> _RAW DATA_:
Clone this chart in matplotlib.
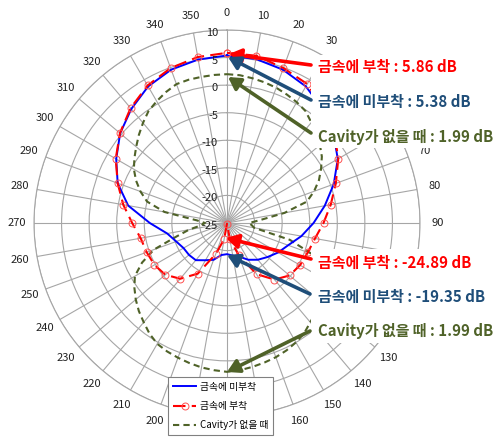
import numpy as np
import matplotlib
matplotlib.use("Agg")
import matplotlib.pyplot as plt
from matplotlib.patches import Rectangle, FancyArrowPatch
from matplotlib.transforms import ScaledTranslation

plt.rcParams['font.family'] = ['Noto Sans CJK KR', 'DejaVu Sans']

# ---- data (dB) ----
angles10 = list(range(0, 360, 10))
angles5 = list(range(0, 360, 5))

red_attached = [5.86, 5.8, 4.9, 4.1, 2.2, 0.4, -1.7, -4.0, -5.9, -7.5,
                -8.8, -9.4, -9.7, -10.2, -11.6, -14.3, -18.8, -22.0, -24.89, -22.0,
                -19.0, -14.4, -11.8, -10.4, -9.8, -9.5, -9.1, -7.8, -5.9, -3.9,
                -1.7, 0.35, 2.2, 3.8, 4.9, 5.56]

blue_unattached = [5.38, 5.2, 4.6, 3.6, 2.0, 0.2, -1.8, -4.4, -7.0, -9.3,
                   -11.3, -13.2, -14.3, -15.4, -16.3, -17.3, -18.5, -19.0, -19.35, -19.1,
                   -17.9, -17.2, -16.2, -16.0, -15.9, -15.2, -14.0, -11.0, -6.8, -3.9,
                   -1.8, 0.3, 2.0, 3.6, 4.6, 5.1]

green_nocavity = [1.99, 1.9, 1.65, 1.4, 1.1, 0.7, 0.3, -0.2, -1.2, -2.0,
                  -3.0, -4.0, -5.3, -6.6, -8.2, -10.0, -14.4, -19.0, -21.0, -20.5,
                  -20.0, -13.2, -8.7, -6.8, -5.3, -4.0, -3.0, -2.2, -1.5, -0.6,
                  0.0, 0.5, 0.9, 1.2, 1.5, 1.8, 1.99, 1.8, 1.6, 1.3,
                  1.0, 0.7, 0.3, -0.5, -1.5, -2.4, -3.4, -4.5, -5.7, -8.0,
                  -10.9, -15.5, -18.0, -20.3, -21.0, -19.5, -13.5, -10.0, -8.3, -6.8,
                  -5.5, -4.5, -3.5, -2.4, -1.3, -0.2, 0.5, 1.2, 1.8, 1.9,
                  1.9, 1.95]

r_ticks = [-25, -20, -15, -10, -5, 0, 5, 10]
# angle labels hidden behind the annotation boxes / legend in the original are left empty
hidden_angles = [40, 50, 60, 100, 110, 120, 170]
theta_labels = ['' if a in hidden_angles else str(a) for a in angles10]

series_names = ['금속에 미부착', '금속에 부착', 'Cavity가 없을 때']
ann_upper = ['금속에 부착 : 5.86 dB', '금속에 미부착 : 5.38 dB', 'Cavity가 없을 때 : 1.99 dB']
ann_lower = ['금속에 부착 : -24.89 dB', '금속에 미부착 : -19.35 dB', 'Cavity가 없을 때 : 1.99 dB']

RED = '#FF0000'
BLUE = '#0000FF'
GREEN = '#4F6228'
NAVY = '#1F4E79'

W, H = 494, 440
fig = plt.figure(figsize=(W / 100, H / 100), dpi=100)
cx, cy, R = 227, 223, 193
ax = fig.add_axes([(cx - R) / W, (H - cy - R) / H, 2 * R / W, 2 * R / H], projection='polar')
ax.set_theta_zero_location('N')
ax.set_theta_direction(-1)
ax.set_rlim(-25, 10)


def closed(ang, vals):
    t = np.deg2rad(list(ang) + [ang[0]])
    v = list(vals) + [vals[0]]
    return t, v


t, v = closed(angles10, blue_unattached)
l1, = ax.plot(t, v, color=BLUE, lw=1.4, label=series_names[0], zorder=4)
t, v = closed(angles10, red_attached)
l2, = ax.plot(t, v, color=RED, lw=1.5, ls=(0, (6, 3)), marker='o', ms=5,
              mfc='none', mec='#FF5050', mew=0.7, label=series_names[1], zorder=5)
t, v = closed(angles5, green_nocavity)
l3, = ax.plot(t, v, color=GREEN, lw=1.5, ls=(0, (3, 2)), label=series_names[2], zorder=3)

ax.set_rticks(r_ticks)
ax.set_yticklabels([])
ax.set_thetagrids(angles10, theta_labels, fontsize=8)
ax.tick_params(axis='x', pad=2, colors='#222222')
ax.grid(True, color='#A6A6A6', lw=0.8)
ax.spines['polar'].set_color('#A6A6A6')
ax.spines['polar'].set_linewidth(0.8)

off = ScaledTranslation(-9 / 100, -3 / 100, fig.dpi_scale_trans)
for r in r_ticks:
    ax.text(0, r, str(r), ha='right', va='center', fontsize=8, color='#222222',
            transform=ax.transData + off, zorder=6)


# annotations (figure pixel coordinates, y measured from top)
def fp(x, y):
    return (x / W, 1 - y / H)


# white blocks behind the annotation texts
for y0, y1 in [(55, 148), (249, 343)]:
    fig.patches.append(Rectangle(fp(311, y1), (W - 311) / W, (y1 - y0) / H,
                                 transform=fig.transFigure, facecolor='white',
                                 edgecolor='none', zorder=9))

upper_specs = [(ann_upper[0], RED, 67, (311, 65), (229, 54)),
               (ann_upper[1], NAVY, 102, (311, 100), (228, 57)),
               (ann_upper[2], GREEN, 137, (311, 133), (228, 77))]
lower_specs = [(ann_lower[0], RED, 263, (311, 259), (226, 238)),
               (ann_lower[1], NAVY, 297, (310, 294), (227, 255)),
               (ann_lower[2], GREEN, 331, (310, 331), (227, 372))]

for txt, col, ty, tail, tip in upper_specs + lower_specs:
    fig.text(318 / W, 1 - ty / H, txt, color=col, fontsize=10.8, fontweight='bold',
             ha='left', va='center', zorder=10)
    fig.patches.append(FancyArrowPatch(
        fp(*tail), fp(*tip), transform=fig.transFigure,
        arrowstyle='-|>,head_length=4.5,head_width=2.6',
        mutation_scale=1.6, color=col, lw=2.6, zorder=11, shrinkA=0, shrinkB=0))

leg = ax.legend(handles=[l1, l2, l3], loc='upper left', bbox_to_anchor=fp(168, 377),
                bbox_transform=fig.transFigure, fontsize=7, frameon=True, fancybox=False,
                edgecolor='#808080', framealpha=1, handlelength=2.4, borderpad=0.5,
                labelspacing=0.95, handletextpad=0.4, borderaxespad=0)
leg.set_zorder(12)
leg.get_frame().set_linewidth(0.8)

fig.savefig('out.png', dpi=100)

> _TASK TO CARRY OUT_: All the lines above are to be given again exactly as they read, with the pictures removed.

> _ANSWER TO THIS EXERCISE_:
Clone this chart in matplotlib.
import numpy as np
import matplotlib
matplotlib.use("Agg")
import matplotlib.pyplot as plt
from matplotlib.patches import Rectangle, FancyArrowPatch
from matplotlib.transforms import ScaledTranslation

plt.rcParams['font.family'] = ['Noto Sans CJK KR', 'DejaVu Sans']

# ---- data (dB) ----
angles10 = list(range(0, 360, 10))
angles5 = list(range(0, 360, 5))

red_attached = [5.86, 5.8, 4.9, 4.1, 2.2, 0.4, -1.7, -4.0, -5.9, -7.5,
                -8.8, -9.4, -9.7, -10.2, -11.6, -14.3, -18.8, -22.0, -24.89, -22.0,
                -19.0, -14.4, -11.8, -10.4, -9.8, -9.5, -9.1, -7.8, -5.9, -3.9,
                -1.7, 0.35, 2.2, 3.8, 4.9, 5.56]

blue_unattached = [5.38, 5.2, 4.6, 3.6, 2.0, 0.2, -1.8, -4.4, -7.0, -9.3,
                   -11.3, -13.2, -14.3, -15.4, -16.3, -17.3, -18.5, -19.0, -19.35, -19.1,
                   -17.9, -17.2, -16.2, -16.0, -15.9, -15.2, -14.0, -11.0, -6.8, -3.9,
                   -1.8, 0.3, 2.0, 3.6, 4.6, 5.1]

green_nocavity = [1.99, 1.9, 1.65, 1.4, 1.1, 0.7, 0.3, -0.2, -1.2, -2.0,
                  -3.0, -4.0, -5.3, -6.6, -8.2, -10.0, -14.4, -19.0, -21.0, -20.5,
                  -20.0, -13.2, -8.7, -6.8, -5.3, -4.0, -3.0, -2.2, -1.5, -0.6,
                  0.0, 0.5, 0.9, 1.2, 1.5, 1.8, 1.99, 1.8, 1.6, 1.3,
                  1.0, 0.7, 0.3, -0.5, -1.5, -2.4, -3.4, -4.5, -5.7, -8.0,
                  -10.9, -15.5, -18.0, -20.3, -21.0, -19.5, -13.5, -10.0, -8.3, -6.8,
                  -5.5, -4.5, -3.5, -2.4, -1.3, -0.2, 0.5, 1.2, 1.8, 1.9,
                  1.9, 1.95]

r_ticks = [-25, -20, -15, -10, -5, 0, 5, 10]
# angle labels hidden behind the annotation boxes / legend in the original are left empty
hidden_angles = [40, 50, 60, 100, 110, 120, 170]
theta_labels = ['' if a in hidden_angles else str(a) for a in angles10]

series_names = ['금속에 미부착', '금속에 부착', 'Cavity가 없을 때']
ann_upper = ['금속에 부착 : 5.86 dB', '금속에 미부착 : 5.38 dB', 'Cavity가 없을 때 : 1.99 dB']
ann_lower = ['금속에 부착 : -24.89 dB', '금속에 미부착 : -19.35 dB', 'Cavity가 없을 때 : 1.99 dB']

RED = '#FF0000'
BLUE = '#0000FF'
GREEN = '#4F6228'
NAVY = '#1F4E79'

W, H = 494, 440
fig = plt.figure(figsize=(W / 100, H / 100), dpi=100)
cx, cy, R = 227, 223, 193
ax = fig.add_axes([(cx - R) / W, (H - cy - R) / H, 2 * R / W, 2 * R / H], projection='polar')
ax.set_theta_zero_location('N')
ax.set_theta_direction(-1)
ax.set_rlim(-25, 10)


def closed(ang, vals):
    t = np.deg2rad(list(ang) + [ang[0]])
    v = list(vals) + [vals[0]]
    return t, v


t, v = closed(angles10, blue_unattached)
l1, = ax.plot(t, v, color=BLUE, lw=1.4, label=series_names[0], zorder=4)
t, v = closed(angles10, red_attached)
l2, = ax.plot(t, v, color=RED, lw=1.5, ls=(0, (6, 3)), marker='o', ms=5,
              mfc='none', mec='#FF5050', mew=0.7, label=series_names[1], zorder=5)
t, v = closed(angles5, green_nocavity)
l3, = ax.plot(t, v, color=GREEN, lw=1.5, ls=(0, (3, 2)), label=series_names[2], zorder=3)

ax.set_rticks(r_ticks)
ax.set_yticklabels([])
ax.set_thetagrids(angles10, theta_labels, fontsize=8)
ax.tick_params(axis='x', pad=2, colors='#222222')
ax.grid(True, color='#A6A6A6', lw=0.8)
ax.spines['polar'].set_color('#A6A6A6')
ax.spines['polar'].set_linewidth(0.8)

off = ScaledTranslation(-9 / 100, -3 / 100, fig.dpi_scale_trans)
for r in r_ticks:
    ax.text(0, r, str(r), ha='right', va='center', fontsize=8, color='#222222',
            transform=ax.transData + off, zorder=6)


# annotations (figure pixel coordinates, y measured from top)
def fp(x, y):
    return (x / W, 1 - y / H)


# white blocks behind the annotation texts
for y0, y1 in [(55, 148), (249, 343)]:
    fig.patches.append(Rectangle(fp(311, y1), (W - 311) / W, (y1 - y0) / H,
                                 transform=fig.transFigure, facecolor='white',
                                 edgecolor='none', zorder=9))

upper_specs = [(ann_upper[0], RED, 67, (311, 65), (229, 54)),
               (ann_upper[1], NAVY, 102, (311, 100), (228, 57)),
               (ann_upper[2], GREEN, 137, (311, 133), (228, 77))]
lower_specs = [(ann_lower[0], RED, 263, (311, 259), (226, 238)),
               (ann_lower[1], NAVY, 297, (310, 294), (227, 255)),
               (ann_lower[2], GREEN, 331, (310, 331), (227, 372))]

for txt, col, ty, tail, tip in upper_specs + lower_specs:
    fig.text(318 / W, 1 - ty / H, txt, color=col, fontsize=10.8, fontweight='bold',
             ha='left', va='center', zorder=10)
    fig.patches.append(FancyArrowPatch(
        fp(*tail), fp(*tip), transform=fig.transFigure,
        arrowstyle='-|>,head_length=4.5,head_width=2.6',
        mutation_scale=1.6, color=col, lw=2.6, zorder=11, shrinkA=0, shrinkB=0))

leg = ax.legend(handles=[l1, l2, l3], loc='upper left', bbox_to_anchor=fp(168, 377),
                bbox_transform=fig.transFigure, fontsize=7, frameon=True, fancybox=False,
                edgecolor='#808080', framealpha=1, handlelength=2.4, borderpad=0.5,
                labelspacing=0.95, handletextpad=0.4, borderaxespad=0)
leg.set_zorder(12)
leg.get_frame().set_linewidth(0.8)

fig.savefig('out.png', dpi=100)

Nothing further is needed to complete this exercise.